- Guardforce said its current share price undervalues its logistics and AI businesses.
- The company said the current buyback program will remain in place for up to one year.
- Earlier, Nasdaq issued a notice stating that the company has until June 10, 2026, to regain compliance or face possible delisting.
Shares of Guardforce AI Co (GFAI) surged more than 43% in pre-market trading on Friday, after the company said that its board of directors approved a share repurchase program, authorizing the company to buy back up to $5 million of its outstanding ordinary shares.
The program is effective immediately and will remain in place for up to one year, the company added.

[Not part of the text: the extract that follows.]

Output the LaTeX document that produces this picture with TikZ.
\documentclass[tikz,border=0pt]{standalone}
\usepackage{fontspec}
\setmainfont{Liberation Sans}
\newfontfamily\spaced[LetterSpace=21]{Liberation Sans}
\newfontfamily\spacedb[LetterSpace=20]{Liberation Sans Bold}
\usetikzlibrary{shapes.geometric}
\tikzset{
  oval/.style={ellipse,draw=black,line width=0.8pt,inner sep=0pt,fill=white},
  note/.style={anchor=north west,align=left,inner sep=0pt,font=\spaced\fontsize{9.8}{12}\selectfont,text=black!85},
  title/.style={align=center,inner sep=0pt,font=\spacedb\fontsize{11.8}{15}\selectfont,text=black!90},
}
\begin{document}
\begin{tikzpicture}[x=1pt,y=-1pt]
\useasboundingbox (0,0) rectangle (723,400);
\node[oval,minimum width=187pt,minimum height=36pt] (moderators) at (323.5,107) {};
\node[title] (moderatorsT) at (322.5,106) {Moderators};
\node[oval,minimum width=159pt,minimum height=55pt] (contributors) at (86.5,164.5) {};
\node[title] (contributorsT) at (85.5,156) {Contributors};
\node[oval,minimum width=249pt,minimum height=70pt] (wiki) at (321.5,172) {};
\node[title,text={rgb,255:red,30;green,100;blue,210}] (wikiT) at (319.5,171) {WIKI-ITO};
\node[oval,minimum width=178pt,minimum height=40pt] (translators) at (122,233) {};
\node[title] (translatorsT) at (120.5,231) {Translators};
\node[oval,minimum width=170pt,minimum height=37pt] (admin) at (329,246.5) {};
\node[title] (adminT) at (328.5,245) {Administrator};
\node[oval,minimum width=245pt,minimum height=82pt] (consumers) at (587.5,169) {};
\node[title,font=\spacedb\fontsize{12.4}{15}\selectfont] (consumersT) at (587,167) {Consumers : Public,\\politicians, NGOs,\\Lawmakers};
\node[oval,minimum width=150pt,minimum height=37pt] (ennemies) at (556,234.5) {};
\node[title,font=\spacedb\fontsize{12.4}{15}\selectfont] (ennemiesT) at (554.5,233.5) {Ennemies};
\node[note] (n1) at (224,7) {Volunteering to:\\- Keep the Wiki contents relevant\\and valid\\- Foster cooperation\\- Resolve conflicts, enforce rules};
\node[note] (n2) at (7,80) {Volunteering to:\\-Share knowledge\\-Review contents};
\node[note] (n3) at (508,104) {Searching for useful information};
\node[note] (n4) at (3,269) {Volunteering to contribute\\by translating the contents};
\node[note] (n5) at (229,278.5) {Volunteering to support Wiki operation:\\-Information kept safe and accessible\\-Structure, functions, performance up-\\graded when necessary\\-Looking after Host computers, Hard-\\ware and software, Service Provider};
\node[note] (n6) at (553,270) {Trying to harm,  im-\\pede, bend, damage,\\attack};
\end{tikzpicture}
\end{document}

Guardforce said the move reflects its belief that the current market price does not fully capture the value of its logistics operations and the long-term growth potential of its AI-driven automation and robotics business.
“At current market levels, we believe our shares represent compelling long-term value. This program allows us to act opportunistically while continuing to invest in growth,” said Guardforce Chairwoman and CEO Lei Wang.
Plans To Expand Into Hong Kong, Singapore, and Taiwan
Earlier this month, Guardforce AI signed a non-binding letter of intent to acquire 100% of MGAI, a developer of AI-based speech therapy and rehabilitation solutions. MGAI uses one of China’s largest databases of child language development and serves more than 110,000 patients, with over 20,000 registered rehabilitation professionals. The company also announced plans to expand into Hong Kong, Singapore, and Taiwan.
GFAI stock has been trading below $1 since the beginning of November last year. In December, the company received a Nasdaq notice for failing to meet the $1.00 minimum bid price requirement and has until June 10, 2026, to regain compliance or face possible delisting.
How Did Stocktwits Users React?
Retail sentiment on Stocktwits turned ‘extremely bullish’ from ‘bullish’ a day earlier, amid ‘extremely high’ message volumes.
One user expects the stock to be a short-term runner.
Year-to-date, the stock has declined more than 13%.